Ce dialogue était précurseur. Il a depuis été réutilisé par les altermondialistes et les écologistes.
Ou encore celui de Morpheus à Neo qui a fait les beaux jours de toutes les publications sans vie de développement personnel que l’on retrouve à foison sur les réseaux sociaux.
Dans mes article, je vous parle souvent d’être raccord dans votre message. Toute votre stratégie de communication doit être huilée comme une horlogerie suisse. Si un grain de sable vient s’y glisser, cela enraye la machine. D’où l’importance de faire attention au moindre détail parce que le diable est dans les détails et les détails font le diable.

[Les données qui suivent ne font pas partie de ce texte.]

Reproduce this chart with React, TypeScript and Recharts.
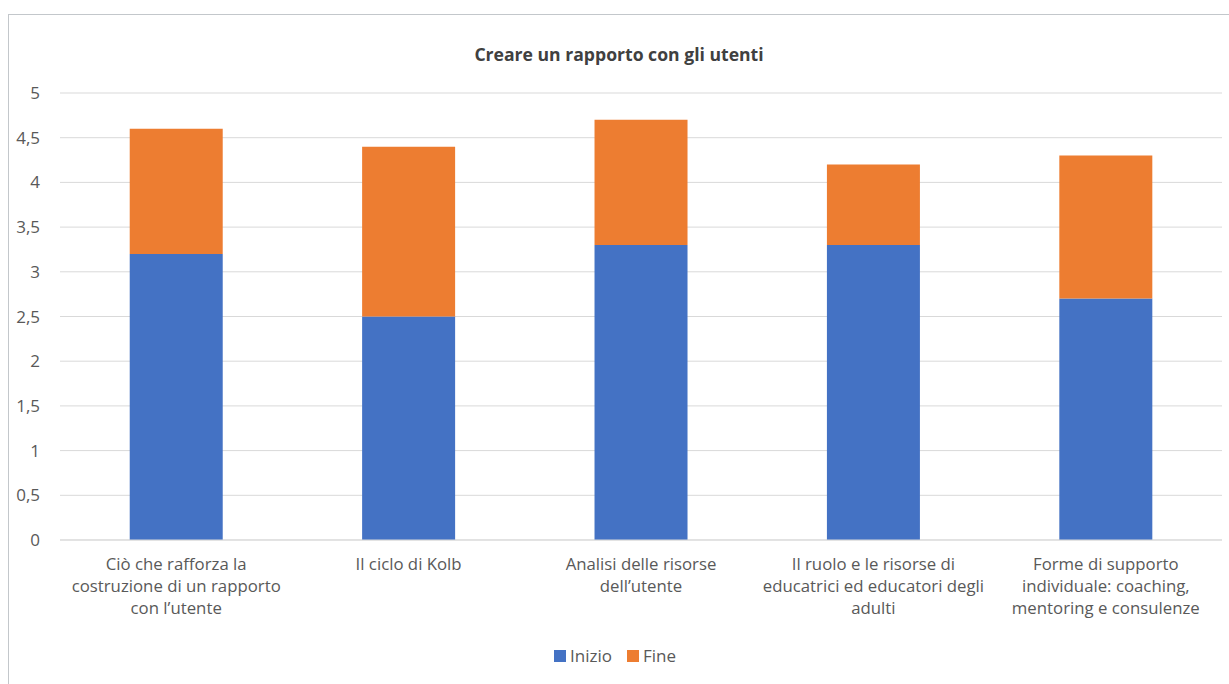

Les réalisateurs de Matrix l’ont bien compris. Même la musique est raccord avec tout l’univers du film. Sur la bande originale du film, on retrouve le groupe Rage Against The Machine avec des morceaux comme « Wake-up », « réveille-toi » en français. Le choix de la musique peut paraître anodin, mais ici, il est très pertinent pour appuyer le fond du scénario et le style du film.
Si vous êtes abonné à ma chaîne YouTube et si vous faites bien attention et que vous tendez l’oreille, vous entendrez souvent des morceaux qui sont en rapport avec mes propos.
Pour votre image de marque, il s’agit ici de soigner le fond, la forme et le style.
- Le fond, c’est travailler son sujet. Dans le cas de Matrix, le scénario est très bien ficelé pour donner quelque chose d’unique, même s’il peut paraître simpliste au premier abord. Pour mes articles, je mets plusieurs jours à écrire le contenu. Je me documente énormément pour donner le maximum de qualité à mon script. Je lis des articles, je regarde des vidéos, je lis des livres à propos du sujet concerné.
- Deuxièmement la forme. C’est mettre en valeur le fond. Mes articles sont réalisés par un graphiste. Il utilise des outils professionnels. Cela professionnalise la réalisation de cet ouvrage.
- Troisième point, le style. Faire en sorte que le tout soit reconnaissable au premier coup d’œil. On vient d’en parler juste avant pour Matrix. Pour ce qui est de article, j’ai choisi une charte graphique minimaliste sur fond noir avec un style de texte simple, épuré. Si vous possédez plusieurs de mes articles, ils ont tous un style similaire, mais qui permet de me différencier.
Mais le fond, la forme, et le style sont inutiles si vous n’avez pas crée votre légende.
MYTHES ET LÉGENDES
Matrix est une lecture du monde à travers le prisme du complot qui ne fera que gagner en popularité au cours des années succèdent à sa sortie.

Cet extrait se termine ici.